誰對誰錯,這裏沒有真相,沒有羅生門,也沒有卡夫卡,殘忍的審判不過是因為一個人性的本質:偽善。偽善而軟弱的人都需要假裝公義的「審判」,篤信極端道德,僭建天堂與地獄,讓自己步步高升,把地獄留給異己者、不悅我者。在天地懸殊的兩極之間追趕一生,苦累一世,背後不過是一個真相:我們都只會相信自己所堅信的。為了實現罪與罰,利用宗教,扮演法官,蓋道德神廟,憑記憶、想像和慾望判罪。我們是因,設計了果。沒有上帝,沒有末日,沒有天堂,沒有地獄,只有迷執審判的強迫症。神也自己,鬼也自己。

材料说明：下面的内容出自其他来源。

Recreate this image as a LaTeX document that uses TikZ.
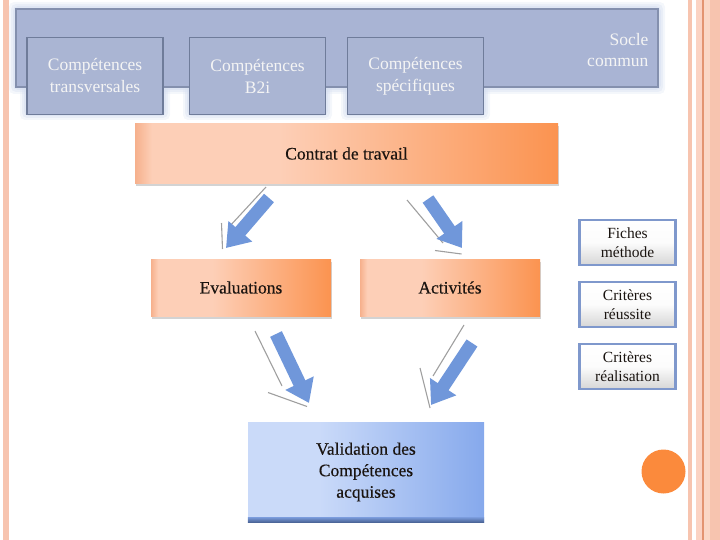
\documentclass[tikz,border=0pt]{standalone}
\usepackage{fontspec}
\setmainfont{Liberation Serif}
\newfontfamily\tnr{Liberation Serif}
\newfontfamily\tnrd[FakeBold=0.35]{Liberation Serif}
\usetikzlibrary{arrows.meta,shadows}
\definecolor{stripe}{HTML}{F7C4AF}
\definecolor{stripelt}{HTML}{FBD3C3}
\definecolor{stripedk}{HTML}{E39470}
\definecolor{bigblue}{HTML}{A9B4D4}
\definecolor{bigborder}{HTML}{8490AE}
\definecolor{innerblue}{HTML}{AAB5D3}
\definecolor{innerborder}{HTML}{6F7C9A}
\definecolor{halo}{HTML}{D5DEF0}
\definecolor{oEdge}{HTML}{F6B08C}
\definecolor{oLight}{HTML}{FDCFB7}
\definecolor{oRight}{HTML}{FB9350}
\definecolor{arrowblue}{HTML}{7097DA}
\definecolor{valLight}{HTML}{CADAF9}
\definecolor{valRight}{HTML}{86A9EC}
\definecolor{valDark}{HTML}{4A6496}
\definecolor{rborder}{HTML}{7F98CC}
\definecolor{rbottom}{HTML}{D6D6D6}
\definecolor{dot}{HTML}{FB8A3C}
\definecolor{toptext}{HTML}{F4F4F4}
\definecolor{darktext}{HTML}{1A1410}
\pgfdeclarehorizontalshading{orangeA}{100bp}{color(0bp)=(oEdge); color(25bp)=(oEdge); color(27bp)=(oLight); color(42bp)=(oLight); color(75bp)=(oRight); color(100bp)=(oRight)}
\pgfdeclarehorizontalshading{blueA}{100bp}{color(0bp)=(valLight); color(25bp)=(valLight); color(40bp)=(valLight); color(75bp)=(valRight); color(100bp)=(valRight)}
\tikzset{
  toptxt/.style={font=\tnr\fontsize{17.5}{22}\selectfont},
  dark/.style={font=\tnrd\fontsize{17.5}{22}\selectfont, text=darktext},
  innerbox/.style={toptxt, draw=innerborder, line width=1.5pt, fill=innerblue, text=toptext,
    minimum width=136pt, minimum height=77pt, inner sep=0pt, align=center},
  orangebox/.style={dark, shading=orangeA, draw=none, inner sep=0pt, align=center,
    drop shadow={shadow xshift=1pt, shadow yshift=-3pt, opacity=0.35}},
  sidebox/.style={font=\tnr\fontsize{15.5}{19.5}\selectfont, text=darktext, draw=rborder, line width=2.5pt,
    top color=white, bottom color=rbottom, middle color=white!92!rbottom,
    minimum width=96pt, minimum height=45pt, inner sep=0pt, align=center},
  fatarrow/.style={line width=13pt, arrowblue, -{Triangle[length=22pt,width=30pt]}},
  shadowline/.style={line width=1.1pt, gray!75},
}
\begin{document}
\begin{tikzpicture}[x=1pt,y=-1pt]
\useasboundingbox (0,0) rectangle (720,540);
% page decoration
\fill[stripe] (3,0) rectangle (9,540);
\fill[stripe] (688,0) rectangle (692,540);
\fill[stripelt] (696,0) rectangle (702,540);
\fill[stripedk] (702,0) rectangle (703.5,540);
\fill[stripe!90!orange!60] (703.5,0) rectangle (710,540);
\fill[stripe] (710,0) rectangle (720,540);
% top halo
\foreach \d/\o in {7/0.25,5/0.35,3/0.5}{
  \fill[halo, opacity=\o, rounded corners=5pt] (16-\d,9-\d) rectangle (658+\d,87+\d);
  \foreach \l/\r in {27/163,190/325,348/483}{
    \fill[halo, opacity=\o, rounded corners=5pt] (\l-\d,80) rectangle (\r+\d,113+\d);
  }
}
\node[draw=bigborder, line width=1.2pt, fill=bigblue, minimum width=642pt, minimum height=78pt, inner sep=0pt] (socle) at (337,48) {};
\node[text=toptext, align=right, anchor=east, font=\tnr\fontsize{17.5}{20.5}\selectfont] (soclet) at (652,50) {Socle\\commun};
\node[innerbox] (ct) at (95,76) {Compétences\\transversales};
\node[innerbox] (cb) at (257.5,76) {Compétences\\B2i};
\node[innerbox] (cs) at (415.5,76) {Compétences\\spécifiques};
% orange boxes
\node[orangebox, minimum width=423pt, minimum height=60pt] (contrat) at (346.5,153.5) {Contrat de travail};
\node[orangebox, minimum width=180pt, minimum height=57pt] (eval) at (241,287.5) {Evaluations};
\node[orangebox, minimum width=180pt, minimum height=57pt] (act) at (450,287.5) {Activités};
% validation
\node[dark, shading=blueA, inner sep=0pt, align=center, minimum width=236pt, minimum height=100pt,
  font=\tnrd\fontsize{17.5}{21.5}\selectfont] (val) at (366,472) {Validation des\\Compétences\\acquises};
\shade[top color=valRight!80!valDark, bottom color=valDark] ([yshift=5pt]val.south west) rectangle (val.south east);
% side boxes
\node[sidebox] (fiches) at (627.5,242.5) {Fiches\\méthode};
\node[sidebox] (reussite) at (627.5,304.5) {Critères\\réussite};
\node[sidebox] (realis) at (627.5,366.5) {Critères\\réalisation};
% circle
\node[circle, fill=dot, minimum size=44pt, inner sep=0pt] (dotc) at (663.5,471.5) {};
% arrows
\coordinate (a1s) at (269,198); \coordinate (a1e) at (226,248);
\coordinate (a2s) at (428,199); \coordinate (a2e) at (462,248);
\coordinate (a3s) at (276,334); \coordinate (a3e) at (309,403);
\coordinate (a4s) at (472,343); \coordinate (a4e) at (431,405);
\coordinate (l1a) at (266,187); \coordinate (l1b) at (229,227);
\coordinate (l1c) at (221.5,223); \coordinate (l1d) at (222.5,249);
\coordinate (l2a) at (407,200); \coordinate (l2b) at (443,243);
\coordinate (l2c) at (435,250.5); \coordinate (l2d) at (461.5,254);
\coordinate (l3a) at (255,331); \coordinate (l3b) at (282,386);
\coordinate (l3c) at (268,392.5); \coordinate (l3d) at (307,406.5);
\coordinate (l4a) at (464,325); \coordinate (l4b) at (433,376);
\coordinate (l4c) at (420,368); \coordinate (l4d) at (430,408);
\foreach \a/\b in {l1a/l1b,l1c/l1d,l2a/l2b,l2c/l2d,l3a/l3b,l3c/l3d,l4a/l4b,l4c/l4d}{
  \draw[shadowline] (\a) -- (\b);
}
\draw[fatarrow] (a1s) -- (a1e);
\draw[fatarrow] (a2s) -- (a2e);
\draw[fatarrow] (a3s) -- (a3e);
\draw[fatarrow] (a4s) -- (a4e);
\end{tikzpicture}
\end{document}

真正的最後審判都不在死後,而在無時無刻的自我膨脹和信念執著中,代價卻是自製災難的痛苦,佛家說的貪嗔癡。地藏菩薩要拯救的人都不在地獄裏受苦,盡在人間世。幾許宿命,執迷不悟,地獄不過是人間倒影。
誰是誰非,水洗不清。所謂「真相一直存在,只是人發明了謊言」裏,「謊言」是為自製真相和終極審判而發明,而「真相」不過是泡影一場自作業。
受洗重生的神話早已破滅。牧師最後的自浸洗是為自我救贖的無力嘗試,不管是受害者還是加害者,最終每個人大概也像他一樣,孤獨地以「自己的方式」但求把聖水變成孟婆湯,為早日脫離天堂與地獄,無聲地走進更孤獨的黑暗人間。
我倒覺得,女主那一連串的禱文是為自己而發,因為她在法庭上說了謊陷害牧師,自覺她是有罪的,日後也必受審判,但她先生相對純潔,末日之時必不會與她站在相同的地方(若她在地獄,她先生應會在天堂),就算先生說「希望站在妳身旁」,然而她只企求先生能夠站坐她看得見的地方。(我非基督徒,若有引喻失當還請見諒)
寫得很到位。倒是那女的,最後對丈夫說:「毛想你站坐我看得見的地方」,滿是。控制意味!明明她丈夫說「希望站在妳身旁」是聳正路互相扶持。
這如是。在戲院看,散場不免悵悵,滿是吊人胃口。若是看舞台劇,會舒服點。